Physical characteristics
- Source: Confluence of the Big Wood River & Little Wood River
- • coordinates: 42°56′42″N 114°47′46″W﻿ / ﻿42.94500°N 114.79611°W
- • elevation: 3,460 ft (1,050 m)
- Mouth: Snake River
- • coordinates: 42°51′45″N 114°54′18″W﻿ / ﻿42.86250°N 114.90500°W
- • elevation: 2,703 ft (824 m)
- Length: 12.0 mi (19.3 km)
- Basin size: 3,000 mi^{2} (7,800 km^{2})
- • location: near Hagerman
- • average: 286 cu ft/s (8.1 m^{3}/s)
- • minimum: 0 cu ft/s (0 m^{3}/s)
- • maximum: 6,400 cu ft/s (180 m^{3}/s)
- • location: mouth
- • average: 112 cu ft/s (3.2 m^{3}/s)

Basin features
- • left: Little Wood River
- • right: Big Wood River

= Malad River (Gooding County, Idaho) =

River in Gooding County, Idaho in the United States

The Malad River is a river located within Gooding County, and Oneida County, Idaho, United States, and is a tributary of the Snake River.

==Description==
The river is formed by the confluence of the Big Wood River (Note: One of the main tributaries of the Big Wood River is the Camas Creek. What makes that interesting is that one of the tributaries of that Camas Creek (not to be confused with at least four other Camas Creeks in Idaho) is also called the Malad River, thus making that Malad River a tributary of this Malad River.) and the Little Wood River near Gooding. From there the river flows south and west for 12.0 mi to join the Snake River near Hagerman.
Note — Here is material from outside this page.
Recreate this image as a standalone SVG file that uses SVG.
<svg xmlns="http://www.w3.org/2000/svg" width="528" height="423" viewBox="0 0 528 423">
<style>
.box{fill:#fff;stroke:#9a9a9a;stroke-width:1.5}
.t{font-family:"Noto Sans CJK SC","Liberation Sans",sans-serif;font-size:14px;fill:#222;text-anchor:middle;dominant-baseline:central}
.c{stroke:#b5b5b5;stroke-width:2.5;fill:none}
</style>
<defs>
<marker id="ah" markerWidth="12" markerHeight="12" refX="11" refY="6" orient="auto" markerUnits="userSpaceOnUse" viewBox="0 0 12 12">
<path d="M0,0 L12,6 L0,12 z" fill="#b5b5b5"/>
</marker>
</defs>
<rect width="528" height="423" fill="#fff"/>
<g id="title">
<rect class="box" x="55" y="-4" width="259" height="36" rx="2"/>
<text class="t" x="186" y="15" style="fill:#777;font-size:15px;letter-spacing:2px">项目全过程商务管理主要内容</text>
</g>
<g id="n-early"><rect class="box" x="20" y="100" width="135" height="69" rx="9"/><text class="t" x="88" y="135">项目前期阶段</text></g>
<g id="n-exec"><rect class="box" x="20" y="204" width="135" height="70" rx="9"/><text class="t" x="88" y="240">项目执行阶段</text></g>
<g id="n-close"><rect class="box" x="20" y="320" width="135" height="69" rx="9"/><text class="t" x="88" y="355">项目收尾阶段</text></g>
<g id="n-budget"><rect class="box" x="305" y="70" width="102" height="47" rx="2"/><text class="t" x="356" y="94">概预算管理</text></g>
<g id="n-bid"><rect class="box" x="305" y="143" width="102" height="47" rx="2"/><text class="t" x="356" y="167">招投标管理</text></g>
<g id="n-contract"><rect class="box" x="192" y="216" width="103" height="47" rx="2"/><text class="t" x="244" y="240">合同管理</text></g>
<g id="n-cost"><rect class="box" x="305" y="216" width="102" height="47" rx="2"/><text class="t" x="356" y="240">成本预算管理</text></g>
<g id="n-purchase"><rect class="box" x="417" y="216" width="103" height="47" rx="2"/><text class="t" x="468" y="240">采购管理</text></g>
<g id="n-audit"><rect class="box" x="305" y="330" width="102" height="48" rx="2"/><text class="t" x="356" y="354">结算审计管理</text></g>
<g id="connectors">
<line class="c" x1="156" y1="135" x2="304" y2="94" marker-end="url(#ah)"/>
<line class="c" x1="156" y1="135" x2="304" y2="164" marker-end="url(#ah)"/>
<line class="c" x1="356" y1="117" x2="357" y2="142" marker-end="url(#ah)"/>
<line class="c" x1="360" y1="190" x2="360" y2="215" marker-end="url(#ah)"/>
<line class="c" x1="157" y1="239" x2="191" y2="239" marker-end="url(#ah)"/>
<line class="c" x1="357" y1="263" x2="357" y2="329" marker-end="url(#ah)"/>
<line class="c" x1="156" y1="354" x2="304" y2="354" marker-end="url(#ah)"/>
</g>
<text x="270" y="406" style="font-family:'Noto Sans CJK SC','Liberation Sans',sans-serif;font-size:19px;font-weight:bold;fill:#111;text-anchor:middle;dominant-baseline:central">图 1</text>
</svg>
The river flows through Thousand Springs State Park, where it tumbles down a stairstep waterfall. The Malad Gorge is 250 ft deep and 2.5 mi long.

The river's flow is affected by numerous reservoirs and irrigation works on its tributaries. The Malad River itself is largely diverted into a power flume that enters the Snake below the mouth of the Malad, via a powerhouse. Below the diversion the Malad River is replenished by numerous springs, yet the average flow above the diversion is higher than at the river's mouth.

The Malad River is part of the Columbia River basin, being a tributary of the Snake River, which is a tributary to the Columbia River.

The name of the river stems from French malade, via Rivière aux Malades ('river of the sick'), presumably as a reference to some illness suffered by early French-Canadian trappers who investigated the area.